In comics, words like “scared,” “fear,” or “shiver” are often printed in wiggly lines as if the letters themselves were trembling. Why is this so effective? I’d say it is because the wiggly line is a spatial echo of your own shiver, which in turn resonates with the concept of fear. It may be that watching someone tremble (or tremble as depicted metaphorically by a wiggly letters) makes you echo the tremble ever so slightly because it prepares you to run away, anticipating the predator that may have caused the other person to tremble. If so, your reaction time for detecting the word “fear” depicted in wiggly letters might be much shorter than if the word were depicted in straight lines (smooth letters), an idea that can be tested in the laboratory.2

I will conclude my comments on the aesthetic law of metaphor with Indian art’s greatest icon: The Dancing Shiva, or Nataraja. In Chennai (Madras), there is bronze gallery in the state museum that houses a magnificent collection of southern Indian bronzes. One of its prize works is a twelfth-century Nataraja (Figure 8.5). One day around the turn of the twentieth century, an elderly firangi (“foreigner” or “white” in Hindi) gentleman was observed gazing at the Nataraja in awe. To the amazement of the museum guards and patrons, he went into a sort of trance and proceeded to mimic the dance postures. A crowd gathered around, but the gentleman seemed oblivious until the curator finally showed up to see what was going on. He almost had the poor man arrested until he realized the European was none other than the world-famous sculptor Auguste Rodin. Rodin was moved to tears by The Dancing Shiva. In his writings he referred to it as one of the greatest works of art ever created by the human mind.

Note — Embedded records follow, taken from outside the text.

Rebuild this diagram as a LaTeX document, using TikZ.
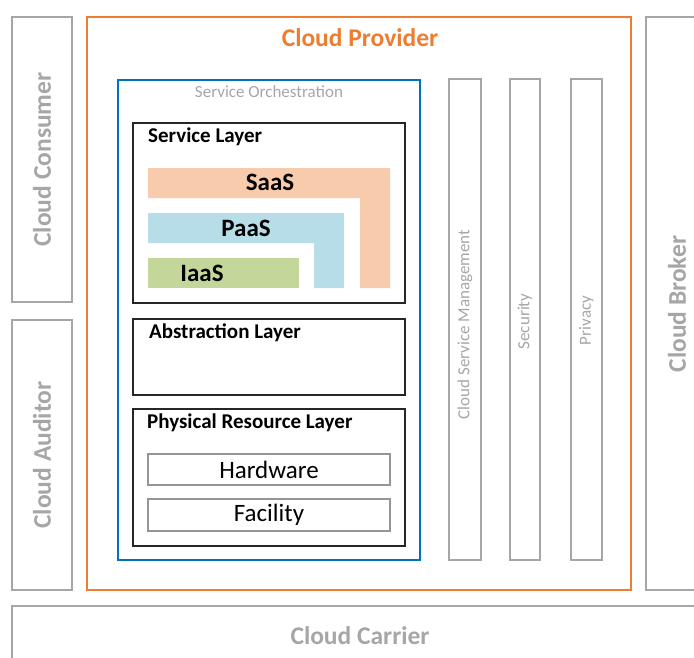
\documentclass[tikz,border=0pt]{standalone}
\usepackage{fontspec}
\setmainfont{Carlito}
\usetikzlibrary{positioning}

\definecolor{provorange}{HTML}{ED7D31}
\definecolor{orchblue}{HTML}{0070C0}
\definecolor{actorgray}{HTML}{A6A6A6}
\definecolor{saasfill}{HTML}{F8CBAD}
\definecolor{paasfill}{HTML}{B7DEE8}
\definecolor{iaasfill}{HTML}{C4D79B}
\definecolor{layerline}{HTML}{262626}

\begin{document}
\begin{tikzpicture}[
  x=1pt, y=-1pt,
  frame/.style={rectangle, anchor=north west, inner sep=0pt, outer sep=0pt},
  actor/.style={frame, draw=actorgray, line width=2pt},
  actorlabel/.style={text=actorgray, font=\fontsize{25.5}{30}\selectfont\bfseries, rotate=90},
  layer/.style={frame, draw=layerline, line width=1.3pt},
  layertitle/.style={anchor=base west, inner sep=0pt, font=\fontsize{21}{25}\selectfont\bfseries},
  resource/.style={frame, draw=actorgray!90!black, line width=1.5pt},
  bar/.style={frame, draw=actorgray, line width=2pt},
  barlabel/.style={text=actorgray, font=\fontsize{17}{20}\selectfont, rotate=90},
  model/.style={anchor=base, inner sep=0pt, font=\fontsize{25}{29}\selectfont\bfseries},
]
\useasboundingbox (0,0) rectangle (694,657);
\clip (0,0) rectangle (694,657);

% actors around the provider
\node[actor, minimum width=60, minimum height=285] (consumer) at (12,17) {};
\node[actor, minimum width=60, minimum height=270] (auditor) at (12,320) {};
\node[actor, minimum width=70, minimum height=573] (broker) at (646,17) {};
\node[actor, minimum width=700, minimum height=80] (carrier) at (12,606) {};
\node[actorlabel] (consumerlbl) at (consumer.center) {Cloud Consumer};
\node[actorlabel] (auditorlbl) at (auditor.center) {Cloud Auditor};
\node[actorlabel] (brokerlbl) at (677,304) {Cloud Broker};
\node[text=actorgray, font=\fontsize{25.5}{30}\selectfont\bfseries] (carrierlbl) at (360,636) {Cloud Carrier};

% provider and orchestration
\node[frame, draw=provorange, line width=2.5pt, minimum width=544, minimum height=573] (provider) at (87,17) {};
\node[text=provorange, font=\fontsize{25.5}{30}\selectfont\bfseries] (providerlbl) at (360,38) {Cloud Provider};
\node[frame, draw=orchblue, line width=2pt, minimum width=302, minimum height=480] (orch) at (118,80) {};
\node[text=actorgray, font=\fontsize{17}{20}\selectfont] (orchlbl) at (269,92) {Service Orchestration};

% service layer
\node[layer, minimum width=272, minimum height=180] (svclayer) at (133,123) {};
\node[layertitle] (svctitle) at (148,142) {Service Layer};
\fill[saasfill] (148,168) -| (390,288) -- (360,288) |- (148,198) -- cycle;
\fill[paasfill] (148,213) -| (344,288) -- (314,288) |- (148,243) -- cycle;
\fill[iaasfill] (148,258) rectangle (299,288);
\node[model] (saas) at (270,190) {SaaS};
\node[model] (paas) at (246,236) {PaaS};
\node[model] (iaas) at (202,281) {IaaS};

% abstraction layer
\node[layer, minimum width=272, minimum height=76] (abslayer) at (133,319) {};
\node[layertitle] (abstitle) at (149,338) {Abstraction Layer};

% physical resource layer
\node[layer, minimum width=272, minimum height=137] (phylayer) at (133,409) {};
\node[layertitle] (phytitle) at (147,428) {Physical Resource Layer};
\node[resource, minimum width=242, minimum height=31] (hardware) at (148,454) {};
\node[resource, minimum width=242, minimum height=32] (facility) at (148,499) {};
\node[font=\fontsize{25}{29}\selectfont] (hwlbl) at (hardware.center) {Hardware};
\node[font=\fontsize{25}{29}\selectfont] (faclbl) at (facility.center) {Facility};

% cross-cutting bars
\node[bar, minimum width=32, minimum height=481] (csm) at (449,79) {};
\node[bar, minimum width=30, minimum height=481] (security) at (510,79) {};
\node[bar, minimum width=31, minimum height=481] (privacy) at (571,79) {};
\node[barlabel] (csmlbl) at ([yshift=-5]csm.center) {Cloud Service Management};
\node[barlabel] (seclbl) at ([yshift=-2]security.center) {Security};
\node[barlabel] (privlbl) at ([yshift=-1]privacy.center) {Privacy};
\end{tikzpicture}
\end{document}
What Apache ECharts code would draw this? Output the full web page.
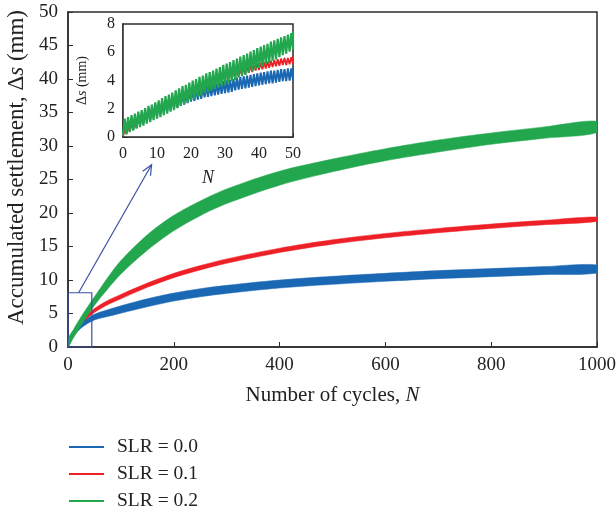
<!DOCTYPE html>
<html>
<head>
<meta charset="utf-8">
<script src="https://cdn.jsdelivr.net/npm/echarts@6/dist/echarts.min.js"></script>
<style>
  html, body { margin: 0; padding: 0; background: #fff; }
  #chart { width: 616px; height: 511px; }
</style>
</head>
<body>
<div id="chart"></div>
<script>
// main plot: band envelopes (lower / upper) read at these cycle counts
var mainN = [0, 10, 25, 50, 75, 100, 150, 200, 250, 300, 400, 500, 600, 700, 800, 900, 1000];
var greenLow = [0.0, 1.33, 3.25, 6.2, 8.65, 10.9, 14.45, 17.35, 19.6, 21.4, 24.15, 26.15, 27.8, 29.1, 30.25, 31.15, 32.0];
var greenUp = [1.2, 2.58, 4.55, 7.5, 10.35, 12.9, 16.75, 19.65, 21.8, 23.6, 26.25, 28.05, 29.6, 30.9, 31.95, 32.85, 33.7];
var redLow = [0.0, 1.7, 3.45, 5.15, 6.3, 7.2, 8.9, 10.35, 11.5, 12.5, 14.1, 15.35, 16.3, 17.05, 17.7, 18.25, 18.75];
var redUp = [0.55, 2.3, 4.05, 5.75, 6.95, 7.85, 9.55, 11.0, 12.15, 13.15, 14.75, 16.0, 16.95, 17.7, 18.35, 18.9, 19.4];
var blueLow = [0.0, 1.5, 2.85, 4.03, 4.55, 5.05, 6.0, 6.85, 7.5, 8.0, 8.8, 9.35, 9.8, 10.2, 10.5, 10.8, 11.05];
var blueUp = [1.0, 2.4, 3.65, 4.88, 5.55, 6.15, 7.2, 8.05, 8.7, 9.2, 10.0, 10.55, 11.0, 11.4, 11.7, 12.0, 12.25];

// inset: trough / peak of each cycle, N = 0..50
var gTrough = [0.1, 0.2, 0.35, 0.45, 0.6, 0.7, 0.8, 0.95, 1.05, 1.2, 1.3, 1.4, 1.55, 1.65, 1.8, 1.9, 2.05, 2.2, 2.3, 2.45, 2.6, 2.7, 2.85, 2.95, 3.1, 3.2, 3.3, 3.4, 3.5, 3.6, 3.7, 3.8, 3.95, 4.05, 4.2, 4.3, 4.4, 4.55, 4.65, 4.8, 4.9, 5.0, 5.15, 5.25, 5.4, 5.5, 5.65, 5.8, 5.9, 6.05, 6.2];
var gPeak = [1.3, 1.4, 1.55, 1.65, 1.8, 1.9, 2.05, 2.2, 2.3, 2.45, 2.6, 2.75, 2.9, 3.0, 3.15, 3.3, 3.45, 3.6, 3.7, 3.85, 4.0, 4.1, 4.25, 4.35, 4.5, 4.6, 4.7, 4.85, 4.95, 5.1, 5.2, 5.3, 5.45, 5.55, 5.7, 5.8, 5.9, 6.05, 6.15, 6.3, 6.4, 6.5, 6.6, 6.75, 6.85, 6.95, 7.05, 7.15, 7.25, 7.35, 7.45];
var bTrough = [0.1, 0.25, 0.4, 0.5, 0.65, 0.8, 0.95, 1.1, 1.2, 1.35, 1.5, 1.6, 1.7, 1.8, 1.9, 2.0, 2.1, 2.2, 2.3, 2.4, 2.5, 2.55, 2.65, 2.7, 2.8, 2.85, 2.9, 2.95, 3.0, 3.05, 3.1, 3.15, 3.2, 3.3, 3.35, 3.4, 3.45, 3.5, 3.55, 3.6, 3.65, 3.7, 3.75, 3.8, 3.8, 3.85, 3.9, 3.95, 3.95, 4.0, 4.05];
var bPeak = [1.0, 1.15, 1.3, 1.4, 1.55, 1.7, 1.85, 2.0, 2.1, 2.25, 2.4, 2.5, 2.6, 2.7, 2.8, 2.9, 3.0, 3.1, 3.15, 3.25, 3.3, 3.4, 3.45, 3.5, 3.6, 3.65, 3.7, 3.8, 3.85, 3.95, 4.0, 4.05, 4.1, 4.2, 4.25, 4.3, 4.35, 4.4, 4.45, 4.5, 4.55, 4.6, 4.65, 4.7, 4.7, 4.75, 4.8, 4.8, 4.85, 4.85, 4.9];
var rTrough = [0.05, 0.2, 0.4, 0.55, 0.75, 0.9, 1.05, 1.2, 1.4, 1.55, 1.7, 1.85, 2.0, 2.1, 2.25, 2.4, 2.5, 2.65, 2.75, 2.9, 3.0, 3.1, 3.2, 3.3, 3.4, 3.5, 3.6, 3.7, 3.8, 3.9, 4.0, 4.1, 4.15, 4.25, 4.3, 4.4, 4.45, 4.55, 4.6, 4.7, 4.75, 4.8, 4.85, 4.9, 4.95, 5.0, 5.05, 5.1, 5.1, 5.15, 5.2];
var rPeak = [0.6, 0.75, 0.95, 1.1, 1.3, 1.5, 1.65, 1.8, 2.0, 2.15, 2.3, 2.4, 2.55, 2.65, 2.8, 2.9, 3.0, 3.15, 3.25, 3.4, 3.5, 3.6, 3.7, 3.8, 3.9, 4.0, 4.1, 4.2, 4.3, 4.4, 4.5, 4.6, 4.65, 4.75, 4.8, 4.9, 4.95, 5.05, 5.1, 5.2, 5.25, 5.3, 5.35, 5.4, 5.45, 5.5, 5.55, 5.6, 5.6, 5.65, 5.7];

var names = ['SLR = 0.0', 'SLR = 0.1', 'SLR = 0.2'];
var colors = ['#1a67b3', '#ee2027', '#22a74f'];

// zoom box on the main plot and the arrow pointing to the inset (data units)
var zoomBox = [45, 8.1];
var arrowFrom = [20, 8.1];
var arrowTo = [158, 27.2];

var FONT = '"Liberation Serif", "DejaVu Serif", serif';
var AXIS = '#2b2b2b';

function zigzag(trough, peak) {
    var pts = [];
    for (var i = 0; i < trough.length; i++) {
        pts.push([i, trough[i]]);
        pts.push([Math.min(i + 0.5, 50), peak[i]]);
    }
    return pts;
}

// closed outline: upper edge forwards, lower edge back
function band(lower, upper, color) {
    return function (params, api) {
        var pts = [];
        for (var i = 0; i < mainN.length; i++) {
            pts.push(api.coord([mainN[i], upper[i]]));
        }
        for (var j = mainN.length - 1; j >= 0; j--) {
            pts.push(api.coord([mainN[j], lower[j]]));
        }
        return {
            type: 'polygon',
            shape: {points: pts, smooth: 0.3},
            style: {fill: color, stroke: color, lineWidth: 0.5}
        };
    };
}

function annotation(params, api) {
    var c = '#3b4fa3';
    var p0 = api.coord([0, 0]);
    var p1 = api.coord([zoomBox[0], 0]);
    var p2 = api.coord(zoomBox);
    var p3 = api.coord([0, zoomBox[1]]);
    var a = api.coord(arrowFrom);
    var b = api.coord(arrowTo);
    var ang = Math.atan2(b[1] - a[1], b[0] - a[0]);
    var len = 11, spread = 0.42;
    var h1 = [b[0] - len * Math.cos(ang - spread), b[1] - len * Math.sin(ang - spread)];
    var h2 = [b[0] - len * Math.cos(ang + spread), b[1] - len * Math.sin(ang + spread)];
    return {
        type: 'group',
        children: [
            {type: 'polyline', shape: {points: [p0, p1, p2, p3, p0]}, style: {stroke: c, lineWidth: 1.2, fill: null}},
            {type: 'line', shape: {x1: a[0], y1: a[1], x2: b[0], y2: b[1]}, style: {stroke: c, lineWidth: 1.2}},
            {type: 'polyline', shape: {points: [h1, b, h2]}, style: {stroke: c, lineWidth: 1.2, fill: null}}
        ]
    };
}

var chart = echarts.init(document.getElementById('chart'));

var tickLabel = {fontFamily: FONT, fontSize: 19, color: '#222'};
var insetLabel = {fontFamily: FONT, fontSize: 16, color: '#222'};
function plain(v) { return String(v); }

var series = [];
var envs = [[blueLow, blueUp], [redLow, redUp], [greenLow, greenUp]];
for (var k = 0; k < 3; k++) {
    series.push({
        name: names[k], type: 'custom', xAxisIndex: 0, yAxisIndex: 0, clip: true, data: [[0, 0]],
        itemStyle: {color: colors[k]}, renderItem: band(envs[k][0], envs[k][1], colors[k]), z: 2 + k, silent: true
    });
}
series.push({type: 'custom', xAxisIndex: 0, yAxisIndex: 0, data: [[0, 0]], renderItem: annotation, z: 6, silent: true});
var inset = [[bTrough, bPeak], [rTrough, rPeak], [gTrough, gPeak]];
var insetWidth = [2, 1.8, 2.2];
for (var m = 0; m < 3; m++) {
    series.push({
        name: names[m], type: 'line', xAxisIndex: 1, yAxisIndex: 1, data: zigzag(inset[m][0], inset[m][1]),
        showSymbol: false, symbol: 'none', lineStyle: {color: colors[m], width: insetWidth[m]}, z: 7 + m, silent: true
    });
}

chart.setOption({
    animation: false,
    backgroundColor: '#fff',
    textStyle: {fontFamily: FONT},
    grid: [
        {left: 68, right: 19, top: 12, bottom: 164, show: true, borderColor: AXIS, borderWidth: 1.5,
            outerBoundsMode: 'none', containLabel: false},
        {left: 123, right: 323, top: 24, bottom: 374, show: true, borderColor: AXIS, borderWidth: 1.5,
            backgroundColor: '#fff', z: 5, outerBoundsMode: 'none', containLabel: false}
    ],
    legend: {
        orient: 'vertical',
        left: 69,
        top: 437,
        height: 120,
        padding: 0,
        itemWidth: 35,
        itemHeight: 2,
        itemGap: 7,
        icon: 'rect',
        textStyle: {fontFamily: FONT, fontSize: 19.5, color: '#222', padding: [0, 0, 0, 8]},
        data: names.map(function (n, i) {
            return {name: n, itemStyle: {color: colors[i]}};
        })
    },
    xAxis: [
        {
            type: 'value', gridIndex: 0, min: 0, max: 1000, interval: 200,
            name: '{a|Number of cycles, }{i|N}',
            nameLocation: 'middle', nameGap: 38,
            nameTextStyle: {rich: {
                a: {fontFamily: FONT, fontSize: 21, color: '#222'},
                i: {fontFamily: FONT, fontSize: 21, color: '#222', fontStyle: 'italic'}
            }},
            axisLine: {lineStyle: {color: AXIS, width: 1.5}},
            axisTick: {inside: true, length: 5, lineStyle: {color: AXIS}},
            axisLabel: Object.assign({margin: 9, formatter: plain}, tickLabel),
            splitLine: {show: false}
        },
        {
            type: 'value', gridIndex: 1, min: 0, max: 50, interval: 10,
            name: 'N',
            nameLocation: 'middle', nameGap: 32,
            nameTextStyle: {fontFamily: FONT, fontSize: 18, fontStyle: 'italic', color: '#222'},
            axisLine: {lineStyle: {color: AXIS, width: 1.5}},
            axisTick: {inside: true, length: 4, lineStyle: {color: AXIS}},
            axisLabel: Object.assign({margin: 9, formatter: plain}, insetLabel),
            splitLine: {show: false}
        }
    ],
    yAxis: [
        {
            type: 'value', gridIndex: 0, min: 0, max: 50, interval: 5,
            name: '{a|Accumulated settlement, Δ}{i|s}{a| (mm)}',
            nameLocation: 'middle', nameGap: 37,
            nameTextStyle: {padding: [0, 0, 0, 24], rich: {
                a: {fontFamily: FONT, fontSize: 23, color: '#222'},
                i: {fontFamily: FONT, fontSize: 23, color: '#222', fontStyle: 'italic'}
            }},
            axisLine: {lineStyle: {color: AXIS, width: 1.5}},
            axisTick: {inside: true, length: 5, lineStyle: {color: AXIS}},
            axisLabel: Object.assign({margin: 10}, tickLabel),
            splitLine: {show: false}
        },
        {
            type: 'value', gridIndex: 1, min: 0, max: 8, interval: 2,
            name: '{a|Δ}{i|s}{a| (mm)}',
            nameLocation: 'middle', nameGap: 34,
            nameTextStyle: {rich: {
                a: {fontFamily: FONT, fontSize: 14, color: '#222'},
                i: {fontFamily: FONT, fontSize: 14, color: '#222', fontStyle: 'italic'}
            }},
            axisLine: {lineStyle: {color: AXIS, width: 1.5}},
            axisTick: {inside: true, length: 4, lineStyle: {color: AXIS}},
            axisLabel: Object.assign({margin: 8}, insetLabel),
            splitLine: {show: false}
        }
    ],
    series: series
});
</script>
</body>
</html>
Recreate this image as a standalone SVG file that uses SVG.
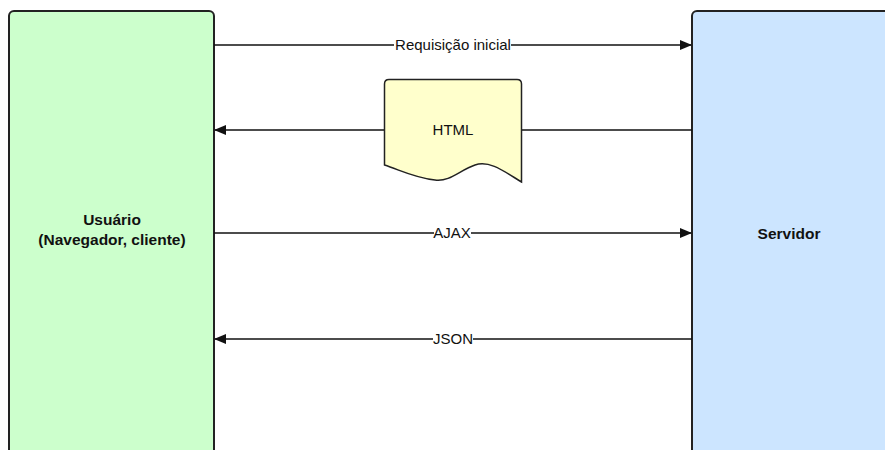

You don’t have to be religious or Indian or Rodin to appreciate the grandeur of this bronze. At a very literal level, it depicts the cosmic dance of Shiva, who creates, sustains, and destroys the Universe. But the sculpture is much more than that; it is a metaphor of the dance of the Universe itself, of the movement and energy of the cosmos. The artist depicts this sensation through the skillful use of many devices. For example, the centrifugal motion of Shiva’s arms and legs flailing in different directions and the wavy tresses flying off his head symbolize the agitation and frenzy of the cosmos. Yet right in the midst of all this turbulence—this fitful fever of life—is the calm spirit of Shiva himself. He gazes at his own creation with supreme tranquility and poise. How skillfully the artist has combined these seemingly antithetical elements of movement and energy, on the one hand, and eternal peace and stability on the other. This sense of something eternal and stable (God, if you like) is conveyed partly by Shiva’s slightly bent left leg, which gives him balance and poise even in the midst of his frenzy, and partly by his serene, tranquil expression, which conveys a sense of timelessness. In some Nataraja sculptures this peaceful expression is replaced by an enigmatic half-smile, as though the great god were laughing at life and death alike.

FIGURE 8.5 Nataraja depicting the cosmic dance of Shiva. Southern India, Chola period, twelfth century.